Lockheed Martin [LMT], which has been exploring and developing integrated solutions for Maritime Domain Awareness (MDA) for over two years, has partnered with the shipping company Maersk to demonstrate the tracking of large vessels on the world’s oceans using existing technology already aboard container ships.

Called Neptune, the project has demonstrated that data routinely gathered by large ships using onboard sensors, namely Automatic Identification System (AIS) transponders and receivers, and surface tracking radar, can be sent over long distances, integrated at a fusion center, and then transmitted over the Internet for possible use by various stakeholders in the maritime domain.

So far Lockheed Martin and Maersk have teamed up using one Maersk vessel, the 50,000-ton, 958-foot Iowa container ship, which routinely makes a 45-day round trip from several ports long the East Coast of the United States, across the Atlantic Ocean into the Mediterranean Sea, through the Suez Canal and Red Sea and into the Indian Ocean. Neptune has been successfully demonstrated aboard the Iowa on two trips with a third underway. Three more Maersk vessels that transit different areas of the globe will become part of the demonstration in the first half of this year to see what information comes in.

Maersk is a division of Denmark’s AP Moller-Maersk Group.

For the demonstration Lockheed Martin added the ability to gather the AIS and radar information aboard the Iowa, process it, and then send it back over long distances via satellite to its fusion center in Eagan, Minn., Paul Thierry, senior program manager with the Customer Solutions unit of Lockheed Martin’s Maritime Systems and Sensors division, tells TR2. Maersk volunteered to be a part of the demonstration, which began last November.
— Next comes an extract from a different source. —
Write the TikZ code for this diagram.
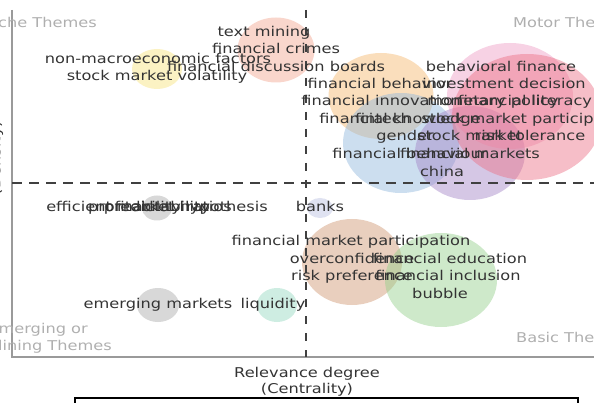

The project has also shown that the vessel tracking data can be acquired and distributed without affecting the Iowa’s operations, Thierry says.

“What we’re doing is taking advantage of what’s organic to the ship and not perturbating their operation at all,” Thierry says.

AIS equipment is used aboard large vessels for collision avoidance at sea. The systems consist of transponders, which give off a signal that contains information about the ship and its location, and receivers, which allow data and location of other nearby vessels to be displayed on a screen. However, the data on the transponders can be manipulated, allowing vessel operators to change things like the name and type of their ship.

During the demonstrations in at least one instance in the Mediterranean this behavior was picked up by the AIS receivers aboard the Iowa and transmitted back to the fusion center.

“This was an example of how at a ship level people control what AIS says and an example of if you don’t have a persistent sensing of that, you would never see that behavior,” Thierry says.

In addition to changing the information an AIS transponder puts out, a ship can also just turn off its transponder, making detection more difficult. That’s why large vessels also have surface track radar, which lets them see out to the horizon, or about 20 miles for what is nearby at sea.

Thierry says that one time when the Iowa was south of Crete heading toward Port Said in Egypt, its AIS equipment picked up two other vessels transmitting AIS data while the radar picked up another vessel that wasn’t using AIS.

For purposes of the demonstration, and to manage the satellite bandwidth, the sensor data on the Iowa was summarized every five minutes and sent back to Eagan every hour. Thierry says that during a voyage the Iowa would see 5,500 other ships and collect 50 million data sets. All that information allows the program to understand patterns of normal and abnormal behavior at sea, Thierry says. To share the data that is processed at the fusion center, Lockheed Martin publishes it on Google Earth so that the appropriate maritime stakeholders have access to it.

Beyond the addition of several more of Maersk’s ships to be part of Neptune and the additional data that will be collected due to the expansion of participating vessels, Thierry says that the next step is discussing with the Navy and other MDA stakeholders “about what kind of effectiveness does this data give to your MDA problem. Where does it make sense to go from here?”

A key feature of this experiment is the data is shareable, Thierry says.

The Navy and its federal partners are still in the process of developing requirements for MDA solutions. Thierry says Neptune is an example of an industry partnership, in this case Lockheed Martin and Maersk, helping the government to solve the MDA problem.